Have you ever taken a close look at bubbles? The way they waft on breezes and carry themselves through space? They are round and seem to have a little iridescent square in them that reflects the light.
You carefully place the bubble wand before your lips and gently blow. Sometimes large beautiful bubbles emerge. Sometimes nothing emerges, and the bubble solution sputters to the ground.
I have always known that bubbles were fun. But I had no idea that bubbles had so much to offer until my puppy, Albie, taught me the power of bubbles.
Albie is a goldendoodle - a golden retriever-standard poodle mix. Being a first-time dog owner, I was determined to do everything right. Cautioned by our vet to make sure Albie had some training, as he was very smart, we enrolled Albie in puppy kindergarten.
When we took Albie to puppy kindergarten he had a joyous time. He romped and played and rolled with the other puppies. Perhaps he played a little too much, as he got the reputation of being a "party dog."

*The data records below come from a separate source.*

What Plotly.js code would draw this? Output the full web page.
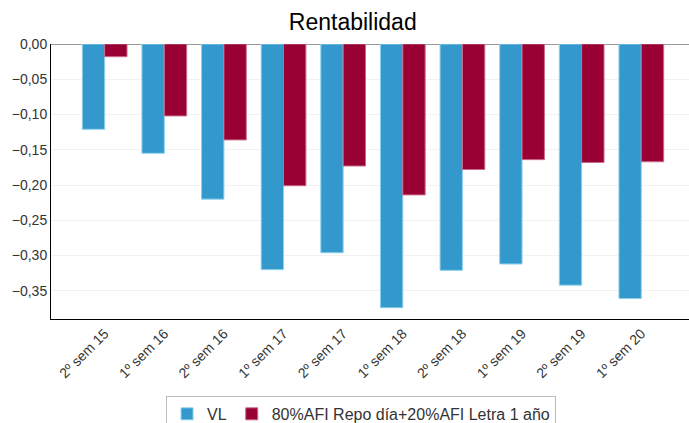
<!DOCTYPE html>
<html>
<head>
<meta charset="utf-8">
<script src="https://cdn.plot.ly/plotly-3.0.1.min.js"></script>
<style>html,body{margin:0;padding:0;background:#fff;}#chart{width:689px;height:423px;}</style>
</head>
<body>
<div id="chart"></div>
<script>
var categories = ["2º sem 15","1º sem 16","2º sem 16","1º sem 17","2º sem 17","1º sem 18","2º sem 18","1º sem 19","2º sem 19","1º sem 20"];
var vlValues = [-0.121,-0.155,-0.220,-0.320,-0.296,-0.374,-0.321,-0.312,-0.342,-0.361];
var benchValues = [-0.018,-0.102,-0.136,-0.201,-0.173,-0.214,-0.178,-0.164,-0.168,-0.167];
var yTicks = [0,-0.05,-0.10,-0.15,-0.20,-0.25,-0.30,-0.35];
var seriesNames = ["VL","80%AFI Repo día+20%AFI Letra 1 año"];

var font = "Liberation Sans, Arial, sans-serif";
var traces = [
  {type:"bar", name:seriesNames[0], x:categories, y:vlValues,
   marker:{color:"#3399cc", line:{color:"#8fd0ee", width:1}}},
  {type:"bar", name:seriesNames[1], x:categories, y:benchValues,
   marker:{color:"#990033", line:{color:"#c86a8a", width:1}}}
];
var layout = {
  width:689, height:423,
  margin:{l:51, r:0, t:44, b:104},
  paper_bgcolor:"#fff", plot_bgcolor:"#fff",
  separators:",.",
  barmode:"group", bargap:0.25, bargroupgap:0,
  font:{family:font, size:14, color:"#333"},
  title:{text:"Rentabilidad", xref:"container", x:0.512, xanchor:"center",
         yref:"container", y:0.948, yanchor:"middle",
         font:{family:font, size:23, color:"#000"}},
  xaxis:{type:"category", range:[-0.9,9.8], tickangle:-45, showline:true, linecolor:"#000", linewidth:1,
         showgrid:false, ticks:"", automargin:false, tickfont:{family:font, size:14, color:"#333"}, fixedrange:true},
  yaxis:{range:[-0.39,0], tickvals:yTicks, tickformat:".2f", showline:true, linecolor:"#000", linewidth:1,
         gridcolor:"#f2f2f2", zeroline:true, zerolinecolor:"#999", zerolinewidth:1, automargin:false,
         ticks:"", ticklen:0, tickfont:{family:font, size:14, color:"#333"}, fixedrange:true},
  showlegend:true,
  legend:{orientation:"h", xref:"container", x:0.241, xanchor:"left", yref:"container", y:0.064, yanchor:"top",
          bordercolor:"#bbb", borderwidth:1, bgcolor:"#fff", itemwidth:30,
          font:{family:font, size:16, color:"#333"}, traceorder:"normal"}
};
Plotly.newPlot("chart", traces, layout, {displayModeBar:false, staticPlot:true});
</script>
</body>
</html>
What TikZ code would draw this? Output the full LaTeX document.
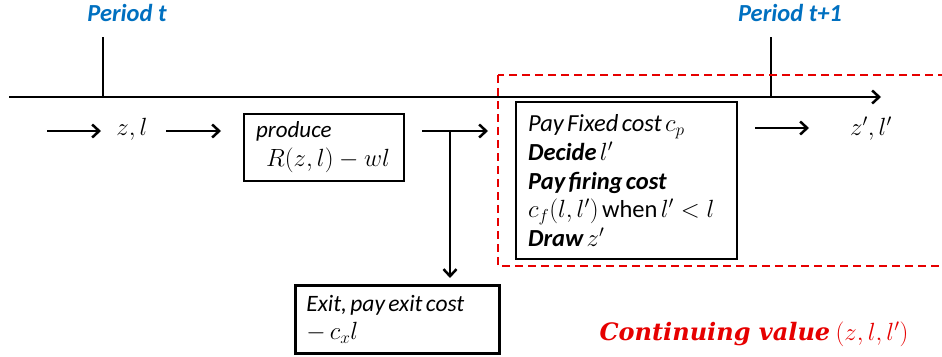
\documentclass[tikz,border=0pt]{standalone}
\usepackage{fontspec}
\setmainfont{Carlito}
\newfontfamily\contfont{DejaVu Serif}
\usetikzlibrary{arrows.meta}
\definecolor{perblue}{RGB}{0,112,192}
\definecolor{contred}{RGB}{230,0,0}
\tikzset{
  ln/.style={line width=2.5pt},
  arr/.style={line width=2.5pt,-{Straight Barb[length=7pt,width=13pt,line width=2.5pt]}},
  box/.style={draw,line width=2.2pt,inner ysep=0pt,align=left,anchor=north west},
  per/.style={text=perblue,font=\fontsize{24.5}{26}\selectfont\bfseries\itshape},
  mth/.style={font=\fontsize{24}{26}\selectfont},
}
\begin{document}
\begin{tikzpicture}[x=1pt,y=-1pt]
\useasboundingbox (0,0) rectangle (942,356);
% timeline
\coordinate (t0) at (9,97);
\coordinate (t1) at (881,97);
\draw[arr] (t0) -- (t1);
\coordinate (k1a) at (103,37); \coordinate (k1b) at (103,97);
\coordinate (k2a) at (771,37); \coordinate (k2b) at (771,97);
\draw[ln] (k1a) -- (k1b);
\draw[ln] (k2a) -- (k2b);
\node[per] (p1) at (127,13) {Period t};
\node[per] (p2) at (790,13) {Period t+1};
% red dashed region
\draw[contred,line width=1.6pt,dash pattern=on 8pt off 5pt] (498,75) rectangle (960,266);
% first arrow and z,l
\coordinate (a0) at (47,131);
\coordinate (a1) at (101,131);
\draw[arr] (a0) -- (a1);
\node[mth] (zl) at (132,129) {$z,l$};
\coordinate (b0) at (166,131);
\coordinate (b1) at (221,131);
\draw[arr] (b0) -- (b1);
% produce box
\node[box,minimum width=160pt,minimum height=67pt,text width=136pt,inner xsep=12pt] (prod) at (243,113)
 {\fontsize{23}{29}\selectfont\itshape produce\\\hspace*{10pt}$R(z,l)-wl$\par};
% arrow to decision and exit
\coordinate (c0) at (422,131);
\coordinate (c1) at (488,131);
\draw[arr] (c0) -- (c1);
\coordinate (v0) at (450,131);
\coordinate (v1) at (450,278);
\draw[arr] (v0) -- (v1);
% exit box
\node[box,line width=2.6pt,minimum width=204pt,minimum height=68pt,text width=182pt,inner xsep=11pt] (exit) at (294,284)
 {\fontsize{23.5}{28}\selectfont\itshape Exit, pay exit cost\\\upshape$-\,c_x l$\par};
% decision box
\node[box,minimum width=221pt,minimum height=157pt,text width=197pt,inner xsep=12pt] (dec) at (515,101)
 {\fontsize{24.5}{28.6}\selectfont
  \itshape Pay Fixed cost $c_p$\\
  \bfseries\itshape Decide \mdseries$l'$\\
  \bfseries\itshape Pay firing cost\\
  \mdseries\upshape$c_f(l,l')$ when $l'<l$\\
  \bfseries\itshape Draw \mdseries$z'$\par};
\coordinate (d0) at (755,128);
\coordinate (d1) at (809,128);
\draw[arr] (d0) -- (d1);
\node[mth] (zl2) at (871,129) {$z',l'$};
% continuing value
\node[text=contred,font=\fontsize{24}{26}\selectfont,anchor=west] (cont) at (596,334) {{\contfont\bfseries\itshape Continuing value} $(z,l,l')$};
\end{tikzpicture}
\end{document}
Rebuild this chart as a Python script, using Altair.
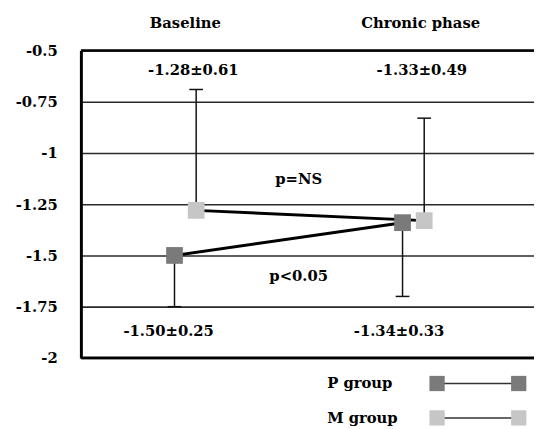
import altair as alt
import pandas as pd

# ---- data ----
phases = ["Baseline", "Chronic phase"]
groups = ["P group", "M group"]
p_mean = [-1.50, -1.34]
p_sd = [0.25, 0.33]
m_mean = [-1.28, -1.33]
m_sd = [0.61, 0.49]
# one-sided error bar ends as drawn in the picture
p_err_end = [-1.75, -1.70]
m_err_end = [-0.69, -0.83]
y_ticks = [-0.5, -0.75, -1, -1.25, -1.5, -1.75, -2]
p_labels = ["p=NS", "p<0.05"]

# ---- layout / style constants ----
X_DOMAIN = [-0.458, 1.529]
Y_DOMAIN = [-2, -0.5]
OFFSET = {"P group": -0.0475, "M group": 0.0475}
CAP_HALF = 0.03
COLORS = {"P group": "#7a7a7a", "M group": "#c6c6c6"}
FONT = "DejaVu Serif"

rows = []
for g, means, sds, ends in [("P group", p_mean, p_sd, p_err_end),
                            ("M group", m_mean, m_sd, m_err_end)]:
    for i, ph in enumerate(phases):
        x = i + OFFSET[g]
        rows.append(dict(group=g, phase=ph, x=x, mean=means[i], sd=sds[i],
                         end=ends[i], cl=x - CAP_HALF, cr=x + CAP_HALF))
pts = pd.DataFrame(rows)

# annotation text positions (x in phase units, y in data units)
ann = pd.DataFrame([
    dict(text=phases[0], x=0.0, y=-0.365),
    dict(text=phases[1], x=1.032, y=-0.365),
    dict(text=f"{m_mean[0]:.2f}±{m_sd[0]:.2f}", x=0.035, y=-0.596),
    dict(text=f"{m_mean[1]:.2f}±{m_sd[1]:.2f}", x=1.037, y=-0.596),
    dict(text=f"{p_mean[0]:.2f}±{p_sd[0]:.2f}", x=-0.073, y=-1.870),
    dict(text=f"{p_mean[1]:.2f}±{p_sd[1]:.2f}", x=0.937, y=-1.870),
    dict(text=p_labels[0], x=0.497, y=-1.125),
    dict(text=p_labels[1], x=0.497, y=-1.601),
])

leg_y = {"P group": -2.125, "M group": -2.293}
leg_lines = pd.DataFrame([dict(group=g, y=leg_y[g], x1=1.104, x2=1.462) for g in groups])
leg_sq = pd.DataFrame([dict(group=g, y=leg_y[g], x=xx) for g in groups for xx in (1.104, 1.462)])
leg_txt = pd.DataFrame([dict(text=g, y=leg_y[g], x=0.622) for g in groups])

xs = alt.Scale(domain=X_DOMAIN, nice=False, zero=False)
ys = alt.Scale(domain=Y_DOMAIN, nice=False, zero=False)
color_scale = alt.Scale(domain=groups, range=[COLORS[g] for g in groups])

yaxis = alt.Axis(values=y_ticks, labelExpr="''+datum.value", grid=True,
                 gridColor="#2a2a2a", gridWidth=1.6, domainColor="black",
                 domainWidth=3, ticks=False, labelPadding=24, labelFont=FONT,
                 labelFontWeight="bold", labelFontSize=15, labelColor="black",
                 title=None)


def Y(field):
    return alt.Y(field, scale=ys, axis=yaxis, title=None)


def X(field):
    return alt.X(field, scale=xs, axis=None)


base = alt.Chart(pts)

border = alt.Chart(pd.DataFrame({"v": [Y_DOMAIN[1], Y_DOMAIN[0]]})).mark_rule(
    color="black", strokeWidth=2.6
).encode(y=Y("v:Q"))

lines = base.mark_line(color="black", strokeWidth=3).encode(
    x=X("x:Q"), y=Y("mean:Q"), detail="group:N",
)

err = base.mark_rule(color="#111", strokeWidth=1.5).encode(
    x=X("x:Q"), y=Y("mean:Q"), y2="end:Q",
)
caps = base.mark_rule(color="#111", strokeWidth=1.5).encode(
    x=X("cl:Q"), x2="cr:Q", y=Y("end:Q"),
)

squares = base.mark_square(size=289, opacity=1, filled=True).encode(
    x=X("x:Q"), y=Y("mean:Q"),
    color=alt.Color("group:N", scale=color_scale, legend=None),
    order=alt.Order("group:N", sort="ascending"),
)

text = alt.Chart(ann).mark_text(font=FONT, fontWeight="bold", fontSize=15,
                                color="black", baseline="middle").encode(
    x=X("x:Q"), y=Y("y:Q"), text="text:N",
)

leg_l = alt.Chart(leg_lines).mark_rule(color="#333", strokeWidth=1.5).encode(
    x=X("x1:Q"), x2="x2:Q", y=Y("y:Q"),
)
leg_s = alt.Chart(leg_sq).mark_square(size=240, opacity=1, filled=True).encode(
    x=X("x:Q"), y=Y("y:Q"),
    color=alt.Color("group:N", scale=color_scale, legend=None),
)
leg_t = alt.Chart(leg_txt).mark_text(font=FONT, fontWeight="bold", fontSize=15,
                                     color="black", align="left",
                                     baseline="middle").encode(
    x=X("x:Q"), y=Y("y:Q"), text="text:N",
)

chart = alt.layer(border, lines, err, caps, squares, text,
                  leg_l, leg_s, leg_t).properties(
    width=460, height=312,
    autosize=alt.AutoSizeParams(type="none"),
    padding={"left": 74, "top": 40, "right": 0, "bottom": 70},
).configure_view(stroke=None)

chart.save("out.html", embed_options={"renderer": "svg", "actions": False})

I tried to work with him, but he seemed willful. And, like any other juvenile delinquent, he found the others like him. It was embarrassing because the trainer told me that he was perhaps the smartest dog in the class.
But Albie was training me.
As our last class approached, our trainer informed us that all the puppies should know a trick. Performing that trick would be part of their graduation process.
I panicked. I could barely get Albie to pay attention, let alone learn a trick. I consulted the many books my husband and I had bought as new dog owners. One suggested simple things, like sitting in the grass with your dog or throwing a ball. The most intriguing was to blow bubbles with your dog.
As a puppy, Albie had boundless energy and much preferred jumping on me to chasing balls. So I tried the bubbles.
Fortunately, the first ones were big, fat round bubbles. He loved them. He looked at the bubbles floating by and jumped right up to bite them.
We continued our game and called it "Bubbles." Albie began to respond to the name of the game and the blue bottle of bubble solution. Chasing all those bubbles also wore him out. For that, I was grateful.
The last two weeks of puppy kindergarten were pressure-packed. The dogs needed to learn how to sit, lie down, and stay.
Try as we did (and maybe we didn't try hard enough), Albie would not lie down and stay, or sit and stay.
At the last class, our efficient trainer pulled out chairs and cards with instructions: sit, stay, etc.
There were about 10 puppies. The first puppy to break its position was out.
You can probably guess what happened. Even in his strong suit, sit and lie down, Albie was the first dog out. I was embarrassed. Albie was romping and playing.
Then came the finale. One dog rolled over for treats. Another had an arsenal of two tricks.
The pressure mounted. I was hesitant to play "Bubbles" because everyone else had such complicated tricks.
Finally, I said, "We have one, but it isn't really a trick."
I feared that Albie would be distracted by all the dogs and people. But I felt I owed it to Albie to try. Here was his chance to live down his "party dog" reputation.
My husband handed me the bubbles, and Albie's head jerked up.
He sat and waited. I put the wand to my lips and blew a perfect row of bubbles. Albie jumped straight into the air and ate each bubble.
With a look of amazement on her face, the instructor said, "Now that's a bird dog."
Albie won the "Best Trick" certificate, a dog biscuit, and the respect of the others in the class, especially that of our trainer. He really only cared about playing - and the treats.
Albie taught me an important lesson, and not just about the versatility of bubbles.
I think that Samuel Butler said it best in his "Note-Books" (1912): "The great pleasure of a dog is that you may make a fool of yourself with him and not only will he not scold you, but he will make a fool of himself too."